Following the reform and opening up, Huang Xinbai was reinstated as the vice minister of the Ministry of Education in April 1979. In March 1979, under the direct supervision of Deng Xiaoping, the central government issued directives for the establishment of a degree system. Subsequently, the Ministry of Education and the Bureau of Science and Technology Cadres of the State Council formed a drafting group for the degree regulations, led by Jiang Nanxiang, with Huang Xinbai serving as the principal assistant, resulting in the proposal of the "Regulations of the People's Republic of China on Degrees (Draft)" (中华人民共和国学位条例). In February 1980, the Regulations of the People's Republic of China on Academic Degrees were enacted by the 13th meeting of the Standing Committee of the 5th National People's Congress and became effective in 1981. In May 1980, the State Council approved the establishment of the Office of Academic Degrees Committee inside the Ministry of Education to oversee the daily administration of academic degrees nationwide. Huang Xinbai served as the inaugural director of the Office of the Academic Degrees Committee of the State Council (国务院学位委员会). In December 1980, the State Council approved the formation of the first Academic Degrees Committee, comprising 41 members, including Huang Xinbai. In May 1981, he was appointed secretary-general of that committee. Additionally, in 1981, the Chinese Association for International Understanding was established, with Huang appointed as chairman for its first, second, and third sessions.
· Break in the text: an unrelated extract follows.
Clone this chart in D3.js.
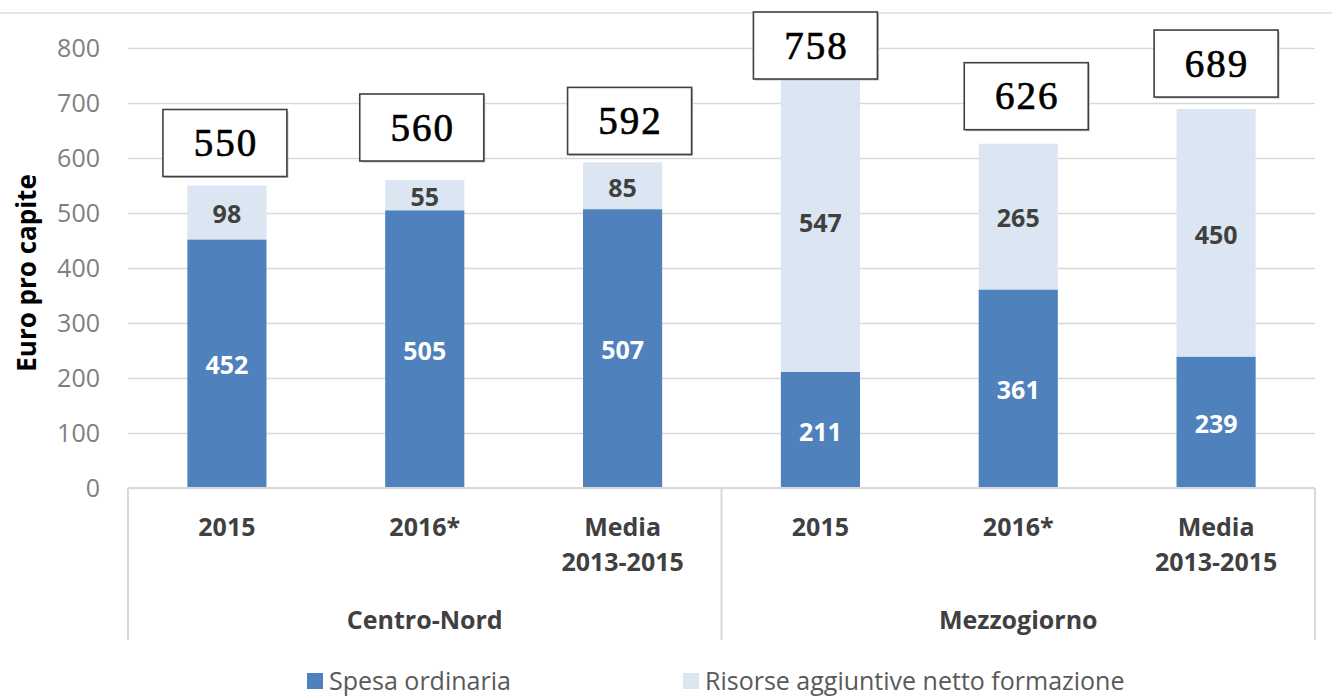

Huang serves as a member of the Seventh and Eighth National Committees of the Chinese People's Political Consultative Conference (CPPCC) and holds the position of Deputy Director of the Eighth National Committee of the CPPCC for Culture and Education.

Huang Xinbai die in Beijing on February 29, 2008, at the age of 87. On March 11, 2008, a goodbye ceremony took place in the auditorium of the Babaoshan Revolutionary Cemetery.